▶ Do this:
Give the material once more, word for word, without any images.

=====

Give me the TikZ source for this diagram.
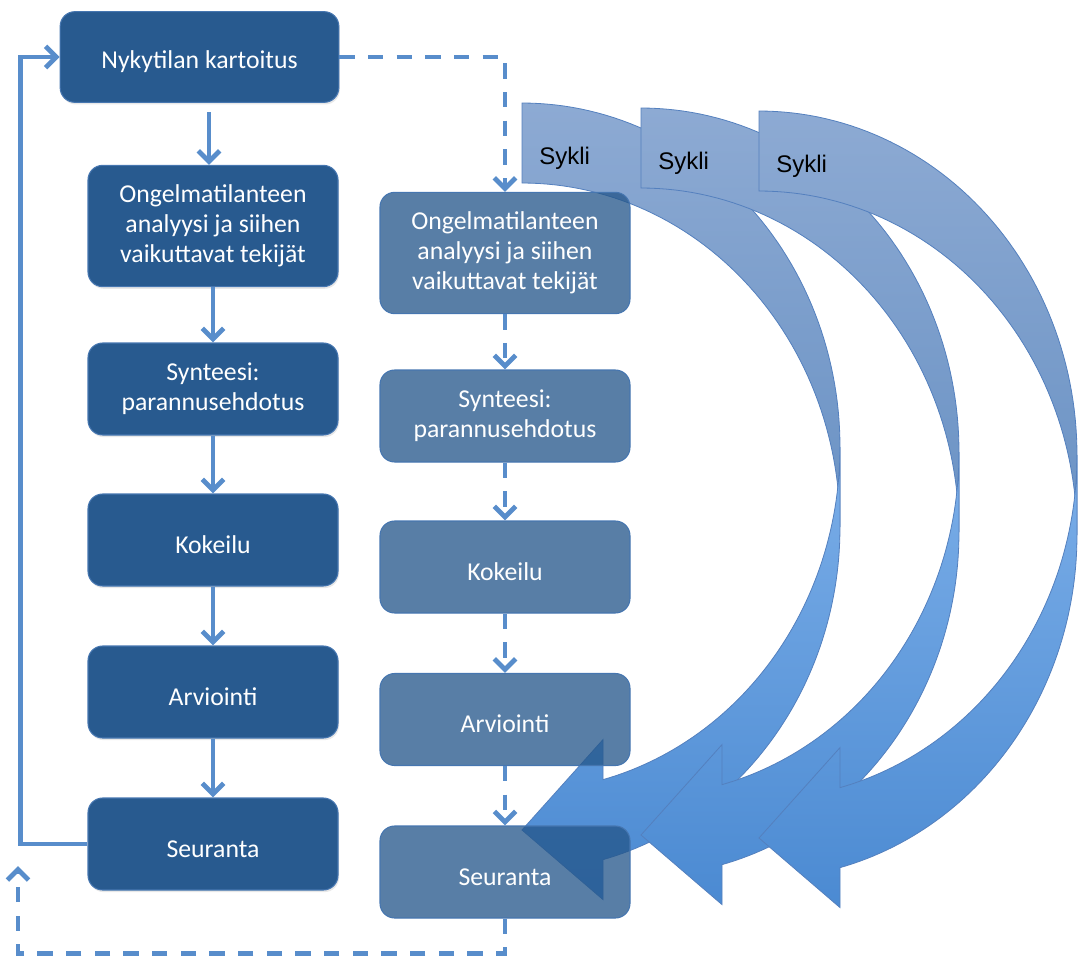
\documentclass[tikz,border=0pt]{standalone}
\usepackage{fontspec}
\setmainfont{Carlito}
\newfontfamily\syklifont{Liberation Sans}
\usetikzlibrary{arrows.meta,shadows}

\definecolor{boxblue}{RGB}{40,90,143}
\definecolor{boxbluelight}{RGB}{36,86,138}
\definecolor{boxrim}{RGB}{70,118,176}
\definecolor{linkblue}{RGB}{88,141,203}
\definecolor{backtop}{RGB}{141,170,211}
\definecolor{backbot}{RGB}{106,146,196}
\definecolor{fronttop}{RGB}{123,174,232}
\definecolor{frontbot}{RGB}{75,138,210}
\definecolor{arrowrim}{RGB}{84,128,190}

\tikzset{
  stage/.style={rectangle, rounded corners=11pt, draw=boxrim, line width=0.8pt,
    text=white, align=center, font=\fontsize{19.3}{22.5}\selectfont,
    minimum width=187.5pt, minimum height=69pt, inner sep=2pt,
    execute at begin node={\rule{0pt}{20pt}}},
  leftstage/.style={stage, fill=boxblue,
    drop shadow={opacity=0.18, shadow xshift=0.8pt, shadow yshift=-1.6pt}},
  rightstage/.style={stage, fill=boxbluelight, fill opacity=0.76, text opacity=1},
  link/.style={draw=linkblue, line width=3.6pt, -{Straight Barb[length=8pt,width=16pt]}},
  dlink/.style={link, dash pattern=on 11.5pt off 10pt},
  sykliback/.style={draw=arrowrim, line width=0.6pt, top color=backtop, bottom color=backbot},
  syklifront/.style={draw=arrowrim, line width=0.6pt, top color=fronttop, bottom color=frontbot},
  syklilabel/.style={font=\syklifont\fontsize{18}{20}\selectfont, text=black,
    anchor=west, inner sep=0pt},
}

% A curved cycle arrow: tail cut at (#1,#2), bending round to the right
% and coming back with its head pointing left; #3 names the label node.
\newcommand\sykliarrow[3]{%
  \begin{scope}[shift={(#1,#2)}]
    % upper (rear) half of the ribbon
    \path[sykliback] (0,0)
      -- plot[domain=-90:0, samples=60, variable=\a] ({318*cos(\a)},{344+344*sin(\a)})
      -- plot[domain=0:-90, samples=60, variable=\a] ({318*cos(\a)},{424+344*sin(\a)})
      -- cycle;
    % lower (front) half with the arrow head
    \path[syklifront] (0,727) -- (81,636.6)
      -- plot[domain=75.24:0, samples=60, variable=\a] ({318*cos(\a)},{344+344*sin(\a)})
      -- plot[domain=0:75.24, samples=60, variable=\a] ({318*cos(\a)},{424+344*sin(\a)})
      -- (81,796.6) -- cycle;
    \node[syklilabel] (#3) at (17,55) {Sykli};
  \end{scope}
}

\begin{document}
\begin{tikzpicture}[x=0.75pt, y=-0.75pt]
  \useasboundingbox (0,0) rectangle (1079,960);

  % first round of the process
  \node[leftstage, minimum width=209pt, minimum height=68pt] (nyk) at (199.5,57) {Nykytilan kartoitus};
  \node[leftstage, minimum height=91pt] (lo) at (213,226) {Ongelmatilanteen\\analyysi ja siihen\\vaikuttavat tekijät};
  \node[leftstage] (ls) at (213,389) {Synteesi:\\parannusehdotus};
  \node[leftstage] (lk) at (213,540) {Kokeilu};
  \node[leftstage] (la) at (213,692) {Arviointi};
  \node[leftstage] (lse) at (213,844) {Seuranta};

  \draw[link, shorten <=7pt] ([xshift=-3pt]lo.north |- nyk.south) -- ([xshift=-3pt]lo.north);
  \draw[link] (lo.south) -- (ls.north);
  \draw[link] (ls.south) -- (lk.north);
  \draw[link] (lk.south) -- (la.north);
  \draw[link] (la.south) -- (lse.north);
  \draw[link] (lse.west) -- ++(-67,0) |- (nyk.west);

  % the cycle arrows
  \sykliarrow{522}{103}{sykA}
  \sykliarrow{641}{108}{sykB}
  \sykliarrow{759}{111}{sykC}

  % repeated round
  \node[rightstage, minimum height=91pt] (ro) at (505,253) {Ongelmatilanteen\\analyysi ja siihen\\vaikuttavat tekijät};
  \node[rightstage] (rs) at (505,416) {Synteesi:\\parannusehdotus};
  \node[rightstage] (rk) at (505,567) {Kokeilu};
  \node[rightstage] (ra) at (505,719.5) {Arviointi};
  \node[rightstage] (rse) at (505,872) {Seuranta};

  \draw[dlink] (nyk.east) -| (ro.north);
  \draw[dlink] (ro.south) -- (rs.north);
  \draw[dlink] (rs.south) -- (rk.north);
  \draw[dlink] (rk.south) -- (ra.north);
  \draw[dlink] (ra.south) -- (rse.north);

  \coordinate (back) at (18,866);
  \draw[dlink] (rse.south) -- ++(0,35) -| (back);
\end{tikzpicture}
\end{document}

=====

▶ Result for this exercise:
Give me the TikZ source for this diagram.
\documentclass[tikz,border=0pt]{standalone}
\usepackage{fontspec}
\setmainfont{Carlito}
\newfontfamily\syklifont{Liberation Sans}
\usetikzlibrary{arrows.meta,shadows}

\definecolor{boxblue}{RGB}{40,90,143}
\definecolor{boxbluelight}{RGB}{36,86,138}
\definecolor{boxrim}{RGB}{70,118,176}
\definecolor{linkblue}{RGB}{88,141,203}
\definecolor{backtop}{RGB}{141,170,211}
\definecolor{backbot}{RGB}{106,146,196}
\definecolor{fronttop}{RGB}{123,174,232}
\definecolor{frontbot}{RGB}{75,138,210}
\definecolor{arrowrim}{RGB}{84,128,190}

\tikzset{
  stage/.style={rectangle, rounded corners=11pt, draw=boxrim, line width=0.8pt,
    text=white, align=center, font=\fontsize{19.3}{22.5}\selectfont,
    minimum width=187.5pt, minimum height=69pt, inner sep=2pt,
    execute at begin node={\rule{0pt}{20pt}}},
  leftstage/.style={stage, fill=boxblue,
    drop shadow={opacity=0.18, shadow xshift=0.8pt, shadow yshift=-1.6pt}},
  rightstage/.style={stage, fill=boxbluelight, fill opacity=0.76, text opacity=1},
  link/.style={draw=linkblue, line width=3.6pt, -{Straight Barb[length=8pt,width=16pt]}},
  dlink/.style={link, dash pattern=on 11.5pt off 10pt},
  sykliback/.style={draw=arrowrim, line width=0.6pt, top color=backtop, bottom color=backbot},
  syklifront/.style={draw=arrowrim, line width=0.6pt, top color=fronttop, bottom color=frontbot},
  syklilabel/.style={font=\syklifont\fontsize{18}{20}\selectfont, text=black,
    anchor=west, inner sep=0pt},
}

% A curved cycle arrow: tail cut at (#1,#2), bending round to the right
% and coming back with its head pointing left; #3 names the label node.
\newcommand\sykliarrow[3]{%
  \begin{scope}[shift={(#1,#2)}]
    % upper (rear) half of the ribbon
    \path[sykliback] (0,0)
      -- plot[domain=-90:0, samples=60, variable=\a] ({318*cos(\a)},{344+344*sin(\a)})
      -- plot[domain=0:-90, samples=60, variable=\a] ({318*cos(\a)},{424+344*sin(\a)})
      -- cycle;
    % lower (front) half with the arrow head
    \path[syklifront] (0,727) -- (81,636.6)
      -- plot[domain=75.24:0, samples=60, variable=\a] ({318*cos(\a)},{344+344*sin(\a)})
      -- plot[domain=0:75.24, samples=60, variable=\a] ({318*cos(\a)},{424+344*sin(\a)})
      -- (81,796.6) -- cycle;
    \node[syklilabel] (#3) at (17,55) {Sykli};
  \end{scope}
}

\begin{document}
\begin{tikzpicture}[x=0.75pt, y=-0.75pt]
  \useasboundingbox (0,0) rectangle (1079,960);

  % first round of the process
  \node[leftstage, minimum width=209pt, minimum height=68pt] (nyk) at (199.5,57) {Nykytilan kartoitus};
  \node[leftstage, minimum height=91pt] (lo) at (213,226) {Ongelmatilanteen\\analyysi ja siihen\\vaikuttavat tekijät};
  \node[leftstage] (ls) at (213,389) {Synteesi:\\parannusehdotus};
  \node[leftstage] (lk) at (213,540) {Kokeilu};
  \node[leftstage] (la) at (213,692) {Arviointi};
  \node[leftstage] (lse) at (213,844) {Seuranta};

  \draw[link, shorten <=7pt] ([xshift=-3pt]lo.north |- nyk.south) -- ([xshift=-3pt]lo.north);
  \draw[link] (lo.south) -- (ls.north);
  \draw[link] (ls.south) -- (lk.north);
  \draw[link] (lk.south) -- (la.north);
  \draw[link] (la.south) -- (lse.north);
  \draw[link] (lse.west) -- ++(-67,0) |- (nyk.west);

  % the cycle arrows
  \sykliarrow{522}{103}{sykA}
  \sykliarrow{641}{108}{sykB}
  \sykliarrow{759}{111}{sykC}

  % repeated round
  \node[rightstage, minimum height=91pt] (ro) at (505,253) {Ongelmatilanteen\\analyysi ja siihen\\vaikuttavat tekijät};
  \node[rightstage] (rs) at (505,416) {Synteesi:\\parannusehdotus};
  \node[rightstage] (rk) at (505,567) {Kokeilu};
  \node[rightstage] (ra) at (505,719.5) {Arviointi};
  \node[rightstage] (rse) at (505,872) {Seuranta};

  \draw[dlink] (nyk.east) -| (ro.north);
  \draw[dlink] (ro.south) -- (rs.north);
  \draw[dlink] (rs.south) -- (rk.north);
  \draw[dlink] (rk.south) -- (ra.north);
  \draw[dlink] (ra.south) -- (rse.north);

  \coordinate (back) at (18,866);
  \draw[dlink] (rse.south) -- ++(0,35) -| (back);
\end{tikzpicture}
\end{document}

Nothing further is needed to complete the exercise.